Jane Hilkjær Lauridsen
Senior Vice President, Global Head of Platforms & Operations, Danske Bank A/S, Wealth Management

Read the article and learn about:
- Understanding the value of data and how to apply it
- Why disparate systems hinder value creation
- Cross-collaboration for better and more relevant solutions
- Building sustainable
As Global Head of Platforms and Operations in the Asset Management business of the Danske Bank Wealth Management division, my main focus is to continuously offer our customers new innovative and robust solutions, while ensuring they and the bank stay compliant with current legislation. While bringing forward new solutions, we must ensure to make the financial markets accessible to all investors on a robust, structured, and scalable foundation. Succeeding with these endeavors takes motivated employees and collaboration – internally between and within our teams, and externally with our customers, partners, vendors, and peers. Without motivated employees and true and open-minded cross-collaboration, we will not succeed with continually innovating the relevant solutions that will help society, customers, and us meet the challenges of today and tomorrow.
Understanding the value of data and how to apply it
The biggest challenge facing the asset management industry is data: the increasing volumes of data, the cost of managing data, and, perhaps most of all, the ability to utilize that data in an efficient and meaningful way. To enable data value, you need to enable the data to travel up- and downstream through your organization’s value chain at high speed and in a precise, consistent, and transparent way.
Asset management operations is not only about calculating and delivering an IBOR. Asset management operations is about ensuring and delivering the right data consistently by help of robust and lean processing, from the beginning of the value chain and all the way through it. This means reapplying the same data consistently across the value chain although for different purposes.
Disparate systems hinder data value creation
Customers expect full data consistency and transparency in the solutions we offer – as they need it in real-time. Without seamless processing in all parts of the value chain that will not happen. Hence, we have to make data travel with STP and consistently across systems and processes, and we need to refine it and report on it in terms of performance and AUM at any time and in terms of any customer.
Lack of data discipline, disintegrated systems, and operational platforms, as well as legacy technology form a challenge to many players of in the asset management community. Some have chosen best-of-breed platforms, which has proved not to be a viable solution. For many, this has led to endless amounts of reconciliations and oversight; calling for increased investments in administration rather than investment capabilities.
Simplifying operational platforms and models creates higher value
The asset management industry will be looking for more simple platforms and operating models with increased straight through processing and a lower cost to serve. Asset management firms will increasingly distinguish between allocating resources to invest in activities that that are core and those that are not, pointing investments in the direction of processes that are core to the respective asset manager’s business model. Increasingly, asset managers will look for partnerships that deliver strong value propositions at reduced operating cost.

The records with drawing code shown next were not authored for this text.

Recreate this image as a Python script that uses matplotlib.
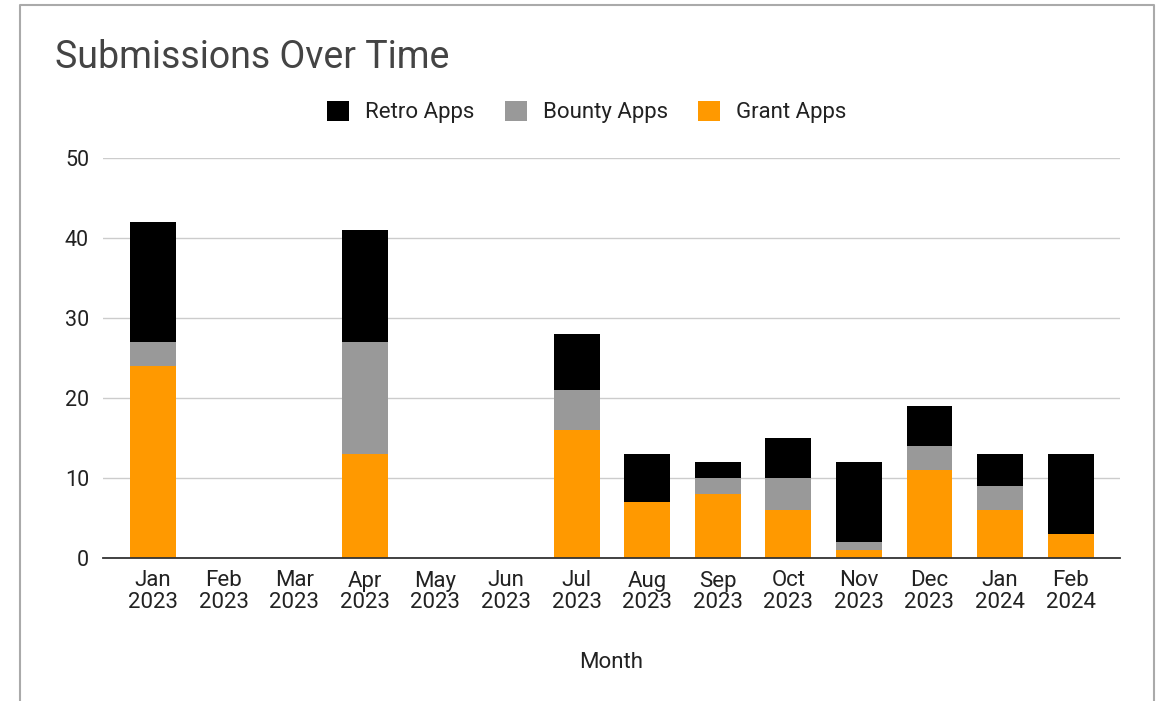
import matplotlib.pyplot as plt
import numpy as np
from matplotlib.lines import Line2D

plt.rcParams['font.family'] = ['Roboto', 'DejaVu Sans']

# Data
months = ['Jan\n2023', 'Feb\n2023', 'Mar\n2023', 'Apr\n2023', 'May\n2023', 'Jun\n2023',
          'Jul\n2023', 'Aug\n2023', 'Sep\n2023', 'Oct\n2023', 'Nov\n2023', 'Dec\n2023',
          'Jan\n2024', 'Feb\n2024']
grant_apps = [24, 0, 0, 13, 0, 0, 16, 7, 8, 6, 1, 11, 6, 3]
bounty_apps = [3, 0, 0, 14, 0, 0, 5, 0, 2, 4, 1, 3, 3, 0]
retro_apps = [15, 0, 0, 14, 0, 0, 7, 6, 2, 5, 10, 5, 4, 10]

W, H = 1166, 701
fig = plt.figure(figsize=(W / 100, H / 100), dpi=100)
ax = fig.add_axes([103 / W, 1 - 558 / H, (1120 - 103) / W, 400 / H])

x = np.arange(len(months))
w = 0.65
grant = np.array(grant_apps)
bounty = np.array(bounty_apps)
retro = np.array(retro_apps)

ax.bar(x, grant, width=w, color='#ff9900', label='Grant Apps', zorder=3)
ax.bar(x, bounty, width=w, bottom=grant, color='#999999', label='Bounty Apps', zorder=3)
ax.bar(x, retro, width=w, bottom=grant + bounty, color='#000000', label='Retro Apps', zorder=3)

ax.set_xlim(-0.71, len(months) - 1 + 0.7)
ax.set_ylim(0, 50)
ax.set_yticks([0, 10, 20, 30, 40, 50])
ax.set_xticks(x)
ax.set_xticklabels(months, fontsize=16, color='#222222', linespacing=1.02)
ax.tick_params(axis='y', labelsize=15.5, labelcolor='#222222', length=0, pad=10)
ax.tick_params(axis='x', length=0, pad=9)
ax.grid(axis='y', color='#cccccc', linewidth=1, zorder=0)
for s in ['top', 'right', 'left']:
    ax.spines[s].set_visible(False)
ax.spines['bottom'].set_color('#333333')
ax.spines['bottom'].set_linewidth(1.3)
ax.spines['bottom'].set_zorder(4)

ax.set_xlabel('Month', fontsize=16, color='#222222', labelpad=28)

fig.text(55 / W, 1 - 58 / H, 'Submissions Over Time', fontsize=27, color='#444444',
         va='center', ha='left')

handles, labels = ax.get_legend_handles_labels()
leg = fig.legend(handles[::-1], labels[::-1], loc='center', bbox_to_anchor=(587 / W, 1 - 112 / H),
                 ncol=3, frameon=False, fontsize=16, handlelength=1.0, handleheight=1.0,
                 columnspacing=1.35, handletextpad=0.72)
for t in leg.get_texts():
    t.set_color('#222222')

# card border (left, top, right)
fig.add_artist(Line2D([20 / W, 20 / W, 1154 / W, 1154 / W], [0, 1 - 5 / H, 1 - 5 / H, 0],
                      transform=fig.transFigure, color='#aaaaaa', linewidth=1.5))

fig.savefig('out.png', dpi=100)
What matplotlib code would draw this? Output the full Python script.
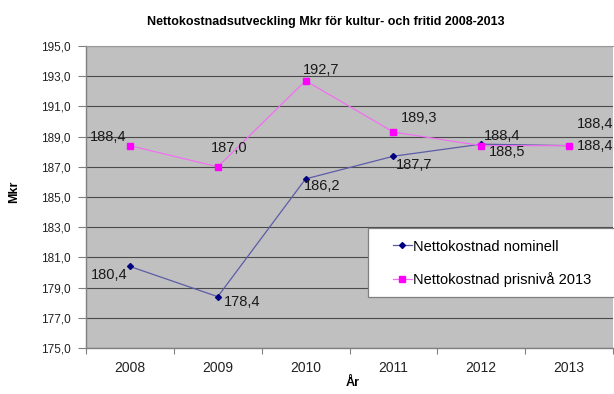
import numpy as np
import matplotlib
matplotlib.use("Agg")
import matplotlib.pyplot as plt
from matplotlib.patches import Rectangle
from matplotlib.lines import Line2D

plt.rcParams['font.family'] = ['Liberation Sans', 'DejaVu Sans']

years = ['2008', '2009', '2010', '2011', '2012', '2013']
nominell = [180.4, 178.4, 186.2, 187.7, 188.5, 188.4]
prisniva = [188.4, 187.0, 192.7, 189.3, 188.4, 188.4]
yticks = [175.0, 177.0, 179.0, 181.0, 183.0, 185.0, 187.0, 189.0, 191.0, 193.0, 195.0]

title = 'Nettokostnadsutveckling Mkr för kultur- och fritid 2008-2013'
name_nom = 'Nettokostnad nominell'
name_pris = 'Nettokostnad prisnivå 2013'

# label offsets in pixels (dx, dy) for each point
off_nom = [(-21, -9), (24, -5), (17, -7), (21, -9), (26, -8), (26, 22)]
off_pris = [(-22, 9), (11, 19), (16, 11), (26, 14), (21, 10), (26, 0)]

W, H = 614, 394
fig = plt.figure(figsize=(W / 100, H / 100), dpi=100)
ax = fig.add_axes([86 / W, 1 - 348 / H, (613 - 86) / W, (348 - 46) / H])
ax.set_facecolor('#c0c0c0')

x = np.arange(len(years))
blue_line = '#5c5ca8'
pink_line = '#f070f0'
ax.plot(x, nominell, color=blue_line, lw=0.9, zorder=3)
ax.plot(x, nominell, 'D', color='#000080', ms=3, zorder=4)
ax.plot(x, prisniva, color=pink_line, lw=0.9, zorder=3)
ax.plot(x, prisniva, 's', color='#ff00ff', ms=5, zorder=4)

def fmt(v):
    return f'{v:.1f}'.replace('.', ',')

for xi, v, (dx, dy) in zip(x, nominell, off_nom):
    ax.annotate(fmt(v), (xi, v), xytext=(dx * 0.72, dy * 0.72), textcoords='offset points',
                ha='center', va='center', fontsize=10.5, color='#1a1a1a', zorder=6)
for xi, v, (dx, dy) in zip(x, prisniva, off_pris):
    ax.annotate(fmt(v), (xi, v), xytext=(dx * 0.72, dy * 0.72), textcoords='offset points',
                ha='center', va='center', fontsize=10.5, color='#1a1a1a', zorder=6)

ax.set_xlim(-0.5, len(years) - 0.5)
ax.set_ylim(yticks[0], yticks[-1])
ax.set_yticks(yticks)
ax.set_yticklabels([fmt(v) for v in yticks], fontsize=8.5, color='#222222')
ax.yaxis.grid(True, color='#4a4a4a', lw=0.8)
ax.set_axisbelow(True)
ax.tick_params(axis='y', direction='out', length=6, width=0.8, color='#808080', pad=5)

ax.set_xticks(x)
ax.set_xticklabels(years, fontsize=10, color='#222222')
ax.set_xticks(np.arange(-0.5, len(years)), minor=True)
ax.tick_params(axis='x', which='major', length=0, pad=9)
ax.tick_params(axis='x', which='minor', direction='out', length=4, width=0.8, color='#808080')

for s in ['left', 'bottom']:
    ax.spines[s].set_color('#808080')
    ax.spines[s].set_linewidth(1.0)
ax.spines['top'].set_color('#9a9a9a')
ax.spines['right'].set_visible(False)

fig.text(325.5 / W, 1 - 21.5 / H, title, ha='center', va='center',
         fontsize=9, fontweight='bold')
fig.text(14 / W, 1 - 192 / H, 'Mkr', ha='center', va='center', rotation=90,
         fontsize=9, fontweight='bold')
fig.text(353 / W, 1 - 383 / H, 'År', ha='center', va='center',
         fontsize=9, fontweight='bold')

# legend box running off the right edge
box = Rectangle((368 / W, 1 - 297 / H), (W - 368) / W + 0.01, 69 / H,
                transform=fig.transFigure, facecolor='white', edgecolor='#7f7f7f',
                lw=0.9, zorder=5)
fig.patches.append(box)
handles = [Line2D([], [], color=blue_line, lw=0.9, marker='D', ms=3,
                  mfc='#000080', mec='#000080'),
           Line2D([], [], color=pink_line, lw=0.9, marker='s', ms=4,
                  mfc='#ff00ff', mec='#ff00ff')]
leg = fig.legend(handles, [name_nom, name_pris], loc='center left',
                 bbox_to_anchor=(393 / W, 1 - 263.5 / H), frameon=False,
                 fontsize=10.5, handlelength=1.3, handletextpad=0.1,
                 labelspacing=1.3, borderpad=0, borderaxespad=0)
leg.set_zorder(6)

fig.savefig('out.png', dpi=100)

Asset managers will be likely to look for solid Data Warehouse solutions with full data integration into their front-to-back platform, in order to enable more STP and less need for reconciliation and oversight.
Getting up to speed with modern technology while staying compliant
The asset management industry has been a laggard with regard to adapting to modern and efficient technology and processes and applying it across its stakeholder universe. As a result, the cost to serve is too high. These years, operations is all about optimization and ensuring new data management capabilities in support of a more robust and scalable business, while providing for compliance with the extensive new regulation that has been introduced following the financial crisis. The overall focus will be on data and data processing at high speed.
Globally, we see asset managers buying operational capabilities from service providers, who apply new technologies for selected processes, e.g. machine learning for handling unstructured data. However, leveraging these services is only possible if you are fully in control of your data. This trend has not yet fully settled in Scandinavia, but is likely to do so as and when the community succeeds in modernizing data management processes and systems. At that point, partnerships on on a variety of activities may very well end up being the preferred choice, in order to allow asset managers to focus on their core investment management capabilities.